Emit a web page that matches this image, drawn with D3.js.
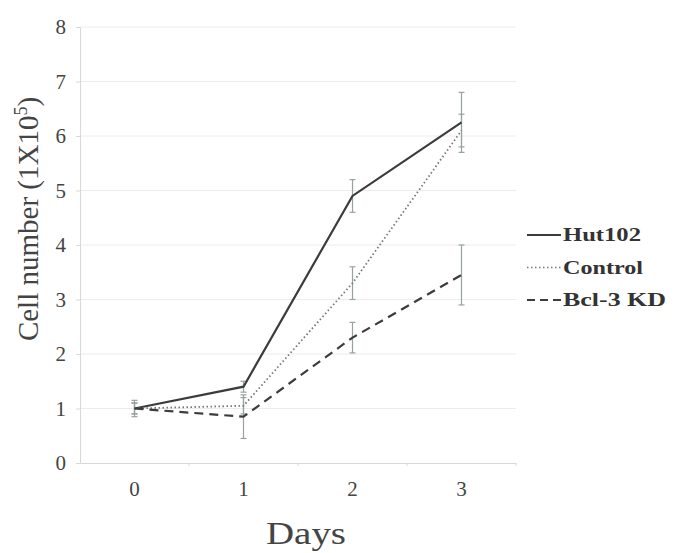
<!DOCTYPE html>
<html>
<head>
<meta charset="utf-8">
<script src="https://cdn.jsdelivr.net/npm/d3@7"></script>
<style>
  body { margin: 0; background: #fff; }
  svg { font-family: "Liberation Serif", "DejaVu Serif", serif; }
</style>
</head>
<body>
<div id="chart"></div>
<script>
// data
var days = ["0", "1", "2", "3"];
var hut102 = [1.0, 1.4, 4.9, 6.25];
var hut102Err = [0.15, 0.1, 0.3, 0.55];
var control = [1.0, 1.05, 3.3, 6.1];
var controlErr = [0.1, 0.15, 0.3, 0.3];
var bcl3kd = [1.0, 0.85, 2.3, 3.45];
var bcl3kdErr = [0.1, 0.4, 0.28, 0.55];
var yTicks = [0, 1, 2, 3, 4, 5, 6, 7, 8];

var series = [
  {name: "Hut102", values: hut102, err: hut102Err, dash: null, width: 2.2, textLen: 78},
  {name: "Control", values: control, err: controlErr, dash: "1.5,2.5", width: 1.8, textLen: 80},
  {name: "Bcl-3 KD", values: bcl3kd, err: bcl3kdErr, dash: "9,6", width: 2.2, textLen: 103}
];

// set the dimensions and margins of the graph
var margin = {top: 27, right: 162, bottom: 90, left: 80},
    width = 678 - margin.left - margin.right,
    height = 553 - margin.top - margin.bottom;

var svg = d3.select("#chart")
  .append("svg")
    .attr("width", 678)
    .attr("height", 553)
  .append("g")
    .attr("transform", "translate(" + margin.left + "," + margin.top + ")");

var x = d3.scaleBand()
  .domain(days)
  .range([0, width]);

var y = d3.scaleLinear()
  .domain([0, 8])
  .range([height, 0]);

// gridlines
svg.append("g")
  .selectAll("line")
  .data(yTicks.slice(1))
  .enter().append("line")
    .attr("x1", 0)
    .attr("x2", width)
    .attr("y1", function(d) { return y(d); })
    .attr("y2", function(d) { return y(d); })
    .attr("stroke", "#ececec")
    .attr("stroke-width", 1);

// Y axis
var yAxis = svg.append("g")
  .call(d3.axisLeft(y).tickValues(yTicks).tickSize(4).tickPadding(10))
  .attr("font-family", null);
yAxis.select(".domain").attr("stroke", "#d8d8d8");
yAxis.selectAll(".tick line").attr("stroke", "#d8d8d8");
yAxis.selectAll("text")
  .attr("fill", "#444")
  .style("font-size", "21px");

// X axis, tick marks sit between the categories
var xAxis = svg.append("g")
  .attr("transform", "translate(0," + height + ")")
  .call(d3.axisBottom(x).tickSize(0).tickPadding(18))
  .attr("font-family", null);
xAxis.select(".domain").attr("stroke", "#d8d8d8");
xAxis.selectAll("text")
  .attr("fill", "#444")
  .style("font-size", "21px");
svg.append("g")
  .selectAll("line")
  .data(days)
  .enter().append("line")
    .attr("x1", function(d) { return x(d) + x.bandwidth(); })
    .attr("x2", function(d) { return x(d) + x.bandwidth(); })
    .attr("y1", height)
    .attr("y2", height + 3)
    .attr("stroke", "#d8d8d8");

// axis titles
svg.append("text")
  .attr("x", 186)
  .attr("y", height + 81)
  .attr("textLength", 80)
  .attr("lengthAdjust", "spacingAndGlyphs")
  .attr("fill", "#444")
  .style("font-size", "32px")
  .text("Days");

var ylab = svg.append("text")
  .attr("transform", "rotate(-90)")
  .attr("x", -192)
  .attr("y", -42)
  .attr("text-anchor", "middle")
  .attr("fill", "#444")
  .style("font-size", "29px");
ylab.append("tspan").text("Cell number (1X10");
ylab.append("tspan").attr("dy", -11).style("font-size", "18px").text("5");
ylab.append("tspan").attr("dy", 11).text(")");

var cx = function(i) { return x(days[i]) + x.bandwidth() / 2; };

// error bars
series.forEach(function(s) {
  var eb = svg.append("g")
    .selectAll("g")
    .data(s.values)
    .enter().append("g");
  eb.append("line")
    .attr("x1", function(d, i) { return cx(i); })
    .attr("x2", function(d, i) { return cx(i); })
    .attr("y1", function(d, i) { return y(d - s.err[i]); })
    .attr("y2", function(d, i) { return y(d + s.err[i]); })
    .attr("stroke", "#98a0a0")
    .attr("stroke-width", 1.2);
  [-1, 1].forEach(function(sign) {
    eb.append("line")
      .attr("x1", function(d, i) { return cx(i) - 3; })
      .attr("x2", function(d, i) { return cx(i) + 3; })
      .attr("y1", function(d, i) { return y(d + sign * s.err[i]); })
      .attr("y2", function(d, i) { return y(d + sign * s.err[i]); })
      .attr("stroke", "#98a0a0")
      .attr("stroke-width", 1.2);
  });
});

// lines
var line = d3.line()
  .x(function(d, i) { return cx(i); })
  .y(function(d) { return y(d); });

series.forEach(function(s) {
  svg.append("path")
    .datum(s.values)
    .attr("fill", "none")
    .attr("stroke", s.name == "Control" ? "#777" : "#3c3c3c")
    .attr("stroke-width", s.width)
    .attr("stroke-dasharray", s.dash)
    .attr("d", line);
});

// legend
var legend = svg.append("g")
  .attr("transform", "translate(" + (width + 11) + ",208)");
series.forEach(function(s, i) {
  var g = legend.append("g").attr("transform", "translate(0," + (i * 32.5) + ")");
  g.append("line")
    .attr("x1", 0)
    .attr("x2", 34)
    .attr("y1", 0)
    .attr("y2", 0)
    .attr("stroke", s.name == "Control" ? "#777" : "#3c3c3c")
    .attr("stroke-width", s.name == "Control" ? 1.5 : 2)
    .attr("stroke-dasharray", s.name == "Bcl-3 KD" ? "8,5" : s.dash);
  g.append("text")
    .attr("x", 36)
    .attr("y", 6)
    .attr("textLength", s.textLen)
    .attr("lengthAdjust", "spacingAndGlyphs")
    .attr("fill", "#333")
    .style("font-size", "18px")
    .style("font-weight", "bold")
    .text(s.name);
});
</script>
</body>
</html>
::::::::::
Direction
Restate the data above word for word. Skip every picture.

Solution to this task
Emit a web page that matches this image, drawn with D3.js.
<!DOCTYPE html>
<html>
<head>
<meta charset="utf-8">
<script src="https://cdn.jsdelivr.net/npm/d3@7"></script>
<style>
  body { margin: 0; background: #fff; }
  svg { font-family: "Liberation Serif", "DejaVu Serif", serif; }
</style>
</head>
<body>
<div id="chart"></div>
<script>
// data
var days = ["0", "1", "2", "3"];
var hut102 = [1.0, 1.4, 4.9, 6.25];
var hut102Err = [0.15, 0.1, 0.3, 0.55];
var control = [1.0, 1.05, 3.3, 6.1];
var controlErr = [0.1, 0.15, 0.3, 0.3];
var bcl3kd = [1.0, 0.85, 2.3, 3.45];
var bcl3kdErr = [0.1, 0.4, 0.28, 0.55];
var yTicks = [0, 1, 2, 3, 4, 5, 6, 7, 8];

var series = [
  {name: "Hut102", values: hut102, err: hut102Err, dash: null, width: 2.2, textLen: 78},
  {name: "Control", values: control, err: controlErr, dash: "1.5,2.5", width: 1.8, textLen: 80},
  {name: "Bcl-3 KD", values: bcl3kd, err: bcl3kdErr, dash: "9,6", width: 2.2, textLen: 103}
];

// set the dimensions and margins of the graph
var margin = {top: 27, right: 162, bottom: 90, left: 80},
    width = 678 - margin.left - margin.right,
    height = 553 - margin.top - margin.bottom;

var svg = d3.select("#chart")
  .append("svg")
    .attr("width", 678)
    .attr("height", 553)
  .append("g")
    .attr("transform", "translate(" + margin.left + "," + margin.top + ")");

var x = d3.scaleBand()
  .domain(days)
  .range([0, width]);

var y = d3.scaleLinear()
  .domain([0, 8])
  .range([height, 0]);

// gridlines
svg.append("g")
  .selectAll("line")
  .data(yTicks.slice(1))
  .enter().append("line")
    .attr("x1", 0)
    .attr("x2", width)
    .attr("y1", function(d) { return y(d); })
    .attr("y2", function(d) { return y(d); })
    .attr("stroke", "#ececec")
    .attr("stroke-width", 1);

// Y axis
var yAxis = svg.append("g")
  .call(d3.axisLeft(y).tickValues(yTicks).tickSize(4).tickPadding(10))
  .attr("font-family", null);
yAxis.select(".domain").attr("stroke", "#d8d8d8");
yAxis.selectAll(".tick line").attr("stroke", "#d8d8d8");
yAxis.selectAll("text")
  .attr("fill", "#444")
  .style("font-size", "21px");

// X axis, tick marks sit between the categories
var xAxis = svg.append("g")
  .attr("transform", "translate(0," + height + ")")
  .call(d3.axisBottom(x).tickSize(0).tickPadding(18))
  .attr("font-family", null);
xAxis.select(".domain").attr("stroke", "#d8d8d8");
xAxis.selectAll("text")
  .attr("fill", "#444")
  .style("font-size", "21px");
svg.append("g")
  .selectAll("line")
  .data(days)
  .enter().append("line")
    .attr("x1", function(d) { return x(d) + x.bandwidth(); })
    .attr("x2", function(d) { return x(d) + x.bandwidth(); })
    .attr("y1", height)
    .attr("y2", height + 3)
    .attr("stroke", "#d8d8d8");

// axis titles
svg.append("text")
  .attr("x", 186)
  .attr("y", height + 81)
  .attr("textLength", 80)
  .attr("lengthAdjust", "spacingAndGlyphs")
  .attr("fill", "#444")
  .style("font-size", "32px")
  .text("Days");

var ylab = svg.append("text")
  .attr("transform", "rotate(-90)")
  .attr("x", -192)
  .attr("y", -42)
  .attr("text-anchor", "middle")
  .attr("fill", "#444")
  .style("font-size", "29px");
ylab.append("tspan").text("Cell number (1X10");
ylab.append("tspan").attr("dy", -11).style("font-size", "18px").text("5");
ylab.append("tspan").attr("dy", 11).text(")");

var cx = function(i) { return x(days[i]) + x.bandwidth() / 2; };

// error bars
series.forEach(function(s) {
  var eb = svg.append("g")
    .selectAll("g")
    .data(s.values)
    .enter().append("g");
  eb.append("line")
    .attr("x1", function(d, i) { return cx(i); })
    .attr("x2", function(d, i) { return cx(i); })
    .attr("y1", function(d, i) { return y(d - s.err[i]); })
    .attr("y2", function(d, i) { return y(d + s.err[i]); })
    .attr("stroke", "#98a0a0")
    .attr("stroke-width", 1.2);
  [-1, 1].forEach(function(sign) {
    eb.append("line")
      .attr("x1", function(d, i) { return cx(i) - 3; })
      .attr("x2", function(d, i) { return cx(i) + 3; })
      .attr("y1", function(d, i) { return y(d + sign * s.err[i]); })
      .attr("y2", function(d, i) { return y(d + sign * s.err[i]); })
      .attr("stroke", "#98a0a0")
      .attr("stroke-width", 1.2);
  });
});

// lines
var line = d3.line()
  .x(function(d, i) { return cx(i); })
  .y(function(d) { return y(d); });

series.forEach(function(s) {
  svg.append("path")
    .datum(s.values)
    .attr("fill", "none")
    .attr("stroke", s.name == "Control" ? "#777" : "#3c3c3c")
    .attr("stroke-width", s.width)
    .attr("stroke-dasharray", s.dash)
    .attr("d", line);
});

// legend
var legend = svg.append("g")
  .attr("transform", "translate(" + (width + 11) + ",208)");
series.forEach(function(s, i) {
  var g = legend.append("g").attr("transform", "translate(0," + (i * 32.5) + ")");
  g.append("line")
    .attr("x1", 0)
    .attr("x2", 34)
    .attr("y1", 0)
    .attr("y2", 0)
    .attr("stroke", s.name == "Control" ? "#777" : "#3c3c3c")
    .attr("stroke-width", s.name == "Control" ? 1.5 : 2)
    .attr("stroke-dasharray", s.name == "Bcl-3 KD" ? "8,5" : s.dash);
  g.append("text")
    .attr("x", 36)
    .attr("y", 6)
    .attr("textLength", s.textLen)
    .attr("lengthAdjust", "spacingAndGlyphs")
    .attr("fill", "#333")
    .style("font-size", "18px")
    .style("font-weight", "bold")
    .text(s.name);
});
</script>
</body>
</html>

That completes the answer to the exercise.